# Ruger Charger .22 LR.



## Targetshooter (Dec 4, 2015)

I said I would post a pic of my Ruger Charger , well here it is . I have it sited in @ 75 yrds. ..


----------



## SDF880 (Mar 28, 2013)

I have a Charger and run the BX-25 mags. Neat/fun gun!


----------



## Targetshooter (Dec 4, 2015)

SDF880 said:


> I have a Charger and run the BX-25 mags. Neat/fun gun!


I love mine , wife is getting me the twin 25 round mag and the bx trigger for my b-day in oct. .. got to love the wife's .


----------



## Slippy (Nov 14, 2013)

Excellent!


----------



## Denton (Sep 18, 2012)

Beautiful wood!


----------



## SGG (Nov 25, 2015)

Denton said:


> Beautiful wood!


That's what she said

That is a cool gun, now I have to go look it up


----------



## dsdmmat (Nov 9, 2012)

A very nice gun indeed. Chairman Cuomo has determined that it is too dangerous for us Serfs to have in the PRNY. I am ever so grateful to his wisdom and his love for the lowly Serfs that he takes time to tell us what is and is not safe to own.

Ever so grateful
Comrade DSDMMAT

That being said, it is a great looking piece and if I lived in a free state I would certainly own one.


----------



## RedLion (Sep 23, 2015)

Nice. What is the attraction to it? No criticism, but does it fill some sort of a gap between a pistol and rifle, or just for fun?


----------



## Targetshooter (Dec 4, 2015)

RedLion said:


> Nice. What is the attraction to it? No criticism, but does it fill some sort of a gap between a pistol and rifle, or just for fun?

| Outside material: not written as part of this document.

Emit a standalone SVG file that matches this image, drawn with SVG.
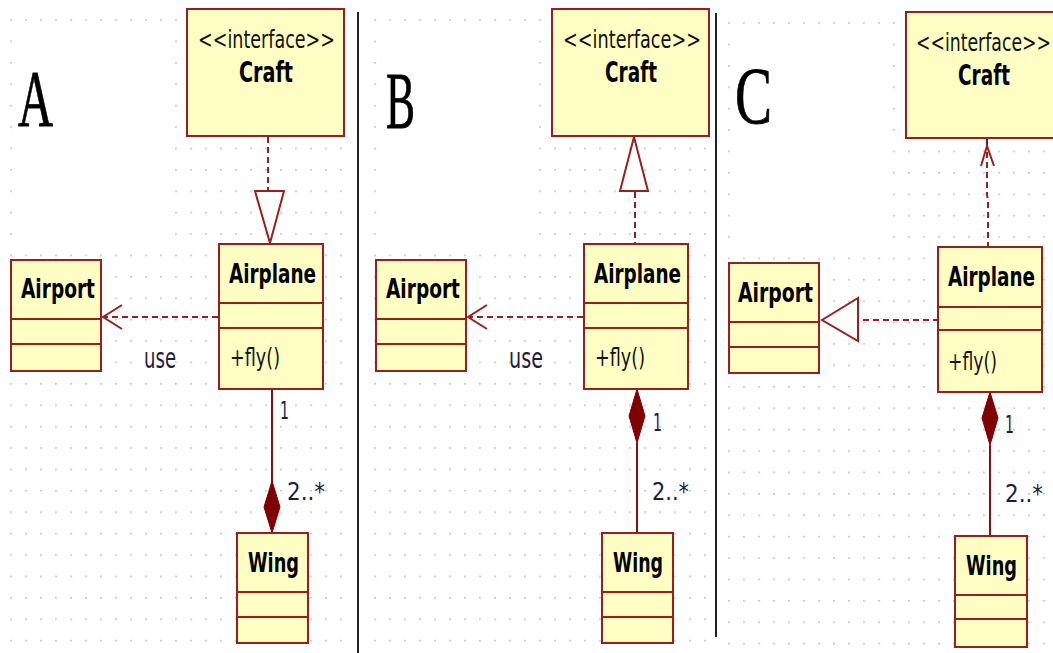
<svg xmlns="http://www.w3.org/2000/svg" width="1053" height="653" viewBox="0 0 1053 653">
<style>
.box{fill:#ffffc4;stroke:#9b1d1d;stroke-width:2}
.div{stroke:#9b1d1d;stroke-width:2}
.cls{font-family:"DejaVu Sans",sans-serif;font-weight:bold;font-size:27px;fill:#000}
.ster{font-family:"DejaVu Sans",sans-serif;font-size:24px;fill:#111}
.op{font-family:"DejaVu Sans",sans-serif;font-size:25px;fill:#111}
.lbl{font-family:"DejaVu Sans",sans-serif;font-size:25px;fill:#1c1c40}
.pan{font-family:"Liberation Serif",serif;font-size:81px;fill:#000;stroke:#000;stroke-width:0.8}
.dash{stroke:#9b1d1d;stroke-width:2;stroke-dasharray:6 4;fill:none}
.solid{stroke:#8b0f0f;stroke-width:2;fill:none}
.hollow{stroke:#9b1d1d;stroke-width:2;fill:#fff}
.dia{fill:#800000;stroke:#800000;stroke-width:1}
.sep{stroke:#222;stroke-width:2}
</style>
<defs>
<pattern id="gA" patternUnits="userSpaceOnUse" x="10.2" y="19.2" width="15" height="21.4"><rect x="0" y="0" width="1.6" height="1.6" fill="#b8b8b8"/></pattern>
<pattern id="gB" patternUnits="userSpaceOnUse" x="374.2" y="19.2" width="15" height="21.4"><rect x="0" y="0" width="1.6" height="1.6" fill="#b8b8b8"/></pattern>
<pattern id="gC" patternUnits="userSpaceOnUse" x="728.2" y="22.2" width="15" height="21.4"><rect x="0" y="0" width="1.6" height="1.6" fill="#b8b8b8"/></pattern>
</defs>
<rect width="1053" height="653" fill="#fff"/>
<g id="grid">
<rect x="5" y="14" width="345" height="639" fill="url(#gA)"/>
<rect x="368" y="14" width="344" height="639" fill="url(#gB)"/>
<rect x="722" y="17" width="331" height="636" fill="url(#gC)"/>
<rect x="18" y="30" width="152" height="215" fill="#fff"/>
<rect x="382" y="30" width="153" height="215" fill="#fff"/>
<rect x="736" y="33" width="152" height="215" fill="#fff"/>
</g>
<g id="separators">
<line class="sep" x1="358" y1="12" x2="358" y2="653"/>
<line class="sep" x1="716" y1="13" x2="716" y2="637"/>
</g>
<g id="panel-labels">
<text class="pan" x="18" y="126" textLength="35" lengthAdjust="spacingAndGlyphs">A</text>
<text class="pan" x="386" y="128" textLength="29" lengthAdjust="spacingAndGlyphs">B</text>
<text class="pan" x="735" y="123" textLength="37" lengthAdjust="spacingAndGlyphs">C</text>
</g>
<g id="connectors">
<line class="dash" x1="268" y1="137" x2="268" y2="191"/>
<polygon class="hollow" points="255,191 284,191 270,243"/>
<line class="dash" x1="218" y1="317" x2="105" y2="317"/>
<polyline class="dash" style="stroke-dasharray:none" points="122,305 103,317 122,329"/>
<line class="solid" x1="272" y1="390" x2="272" y2="482"/>
<polygon class="dia" points="272,481 280,507 272,533 264,507"/>
<text class="lbl" x="144" y="368" textLength="32" lengthAdjust="spacingAndGlyphs" style="font-size:28px">use</text>
<text class="lbl" x="280" y="419" textLength="9" lengthAdjust="spacingAndGlyphs">1</text>
<text class="lbl" x="287" y="500" textLength="38" lengthAdjust="spacingAndGlyphs">2..*</text>
<polygon class="hollow" points="634,137 620,191 648,191"/>
<line class="dash" x1="635" y1="192" x2="635" y2="244"/>
<line class="dash" x1="583" y1="317" x2="470" y2="317"/>
<polyline class="dash" style="stroke-dasharray:none" points="487,305 468,317 487,329"/>
<polygon class="dia" points="637,389 645,416 637,443 629,416"/>
<line class="solid" x1="637" y1="443" x2="637" y2="533"/>
<text class="lbl" x="509" y="368" textLength="34" lengthAdjust="spacingAndGlyphs" style="font-size:28px">use</text>
<text class="lbl" x="653" y="431" textLength="9" lengthAdjust="spacingAndGlyphs">1</text>
<text class="lbl" x="652" y="500" textLength="37" lengthAdjust="spacingAndGlyphs">2..*</text>
<line class="solid" x1="987" y1="139" x2="987" y2="147"/>
<polyline class="dash" style="stroke-dasharray:none" points="981,166 987,146 994,166"/>
<path class="dash" d="M987,152 L987,195 L988,200 L988,246"/>
<polygon class="hollow" points="822,320 858,298 858,341"/>
<line class="dash" x1="863" y1="320" x2="937" y2="320"/>
<polygon class="dia" points="990,392 998,418 990,445 982,418"/>
<line class="solid" x1="990" y1="445" x2="990" y2="536"/>
<text class="lbl" x="1005" y="433" textLength="9" lengthAdjust="spacingAndGlyphs">1</text>
<text class="lbl" x="1005" y="502" textLength="38" lengthAdjust="spacingAndGlyphs">2..*</text>
</g>
<g id="a-craft" transform="translate(187,9)">
<rect class="box" x="0" y="0" width="157" height="127"/>
<text class="ster" x="11" y="39" textLength="137" lengthAdjust="spacingAndGlyphs">&lt;&lt;interface&gt;&gt;</text>
<text class="cls" x="52" y="73" textLength="54" lengthAdjust="spacingAndGlyphs" style="font-size:28px">Craft</text>
</g>
<g id="a-airplane" transform="translate(219,244)">
<rect class="box" x="0" y="0" width="104" height="145"/>
<line class="div" x1="0" y1="59" x2="104" y2="59"/>
<line class="div" x1="0" y1="84" x2="104" y2="84"/>
<text class="cls" x="10" y="39" textLength="87" lengthAdjust="spacingAndGlyphs">Airplane</text>
<text class="op" x="11" y="122" textLength="50" lengthAdjust="spacingAndGlyphs">+fly()</text>
</g>
<g id="a-airport" transform="translate(11,260)">
<rect class="box" x="0" y="0" width="90" height="111"/>
<line class="div" x1="0" y1="59" x2="90" y2="59"/>
<line class="div" x1="0" y1="84" x2="90" y2="84"/>
<text class="cls" x="10" y="38" textLength="74" lengthAdjust="spacingAndGlyphs">Airport</text>
</g>
<g id="a-wing" transform="translate(237,533)">
<rect class="box" x="0" y="0" width="71" height="110"/>
<line class="div" x1="0" y1="59" x2="71" y2="59"/>
<line class="div" x1="0" y1="84" x2="71" y2="84"/>
<text class="cls" x="11" y="39" textLength="51" lengthAdjust="spacingAndGlyphs">Wing</text>
</g>
<g id="b-craft" transform="translate(552,9)">
<rect class="box" x="0" y="0" width="157" height="127"/>
<text class="ster" x="11" y="39" textLength="138" lengthAdjust="spacingAndGlyphs">&lt;&lt;interface&gt;&gt;</text>
<text class="cls" x="53" y="73" textLength="52" lengthAdjust="spacingAndGlyphs" style="font-size:28px">Craft</text>
</g>
<g id="b-airplane" transform="translate(584,244)">
<rect class="box" x="0" y="0" width="104" height="145"/>
<line class="div" x1="0" y1="59" x2="104" y2="59"/>
<line class="div" x1="0" y1="84" x2="104" y2="84"/>
<text class="cls" x="10" y="39" textLength="87" lengthAdjust="spacingAndGlyphs">Airplane</text>
<text class="op" x="11" y="122" textLength="50" lengthAdjust="spacingAndGlyphs">+fly()</text>
</g>
<g id="b-airport" transform="translate(376,260)">
<rect class="box" x="0" y="0" width="90" height="111"/>
<line class="div" x1="0" y1="59" x2="90" y2="59"/>
<line class="div" x1="0" y1="84" x2="90" y2="84"/>
<text class="cls" x="10" y="38" textLength="74" lengthAdjust="spacingAndGlyphs">Airport</text>
</g>
<g id="b-wing" transform="translate(602,533)">
<rect class="box" x="0" y="0" width="71" height="110"/>
<line class="div" x1="0" y1="59" x2="71" y2="59"/>
<line class="div" x1="0" y1="84" x2="71" y2="84"/>
<text class="cls" x="11" y="39" textLength="50" lengthAdjust="spacingAndGlyphs">Wing</text>
</g>
<g id="c-craft" transform="translate(906,12)">
<rect class="box" x="0" y="0" width="157" height="126"/>
<text class="ster" x="10" y="39" textLength="135" lengthAdjust="spacingAndGlyphs">&lt;&lt;interface&gt;&gt;</text>
<text class="cls" x="52" y="73" textLength="52" lengthAdjust="spacingAndGlyphs" style="font-size:28px">Craft</text>
</g>
<g id="c-airplane" transform="translate(938,247)">
<rect class="box" x="0" y="0" width="104" height="145"/>
<line class="div" x1="0" y1="60" x2="104" y2="60"/>
<line class="div" x1="0" y1="83" x2="104" y2="83"/>
<text class="cls" x="10" y="39" textLength="87" lengthAdjust="spacingAndGlyphs">Airplane</text>
<text class="op" x="10" y="123" textLength="49" lengthAdjust="spacingAndGlyphs">+fly()</text>
</g>
<g id="c-airport" transform="translate(729,263)">
<rect class="box" x="0" y="0" width="90" height="110"/>
<line class="div" x1="0" y1="59" x2="90" y2="59"/>
<line class="div" x1="0" y1="84" x2="90" y2="84"/>
<text class="cls" x="9" y="39" textLength="75" lengthAdjust="spacingAndGlyphs">Airport</text>
</g>
<g id="c-wing" transform="translate(955,536)">
<rect class="box" x="0" y="0" width="72" height="111"/>
<line class="div" x1="0" y1="59" x2="72" y2="59"/>
<line class="div" x1="0" y1="83" x2="72" y2="83"/>
<text class="cls" x="11" y="39" textLength="51" lengthAdjust="spacingAndGlyphs">Wing</text>
</g>
</svg>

I set it up for bench target shooting , It will take down small game &" great for head shots " , LMAO :vs_laugh:


----------



## Chipper (Dec 22, 2012)

Looks like 2 screws and a rifle stock and instant SBR. Where legal of course.


----------



## Targetshooter (Dec 4, 2015)

Chipper said:


> Looks like 2 screws and a rifle stock and instant SBR. Where legal of course.


you can get a fold away for it , $90 .


----------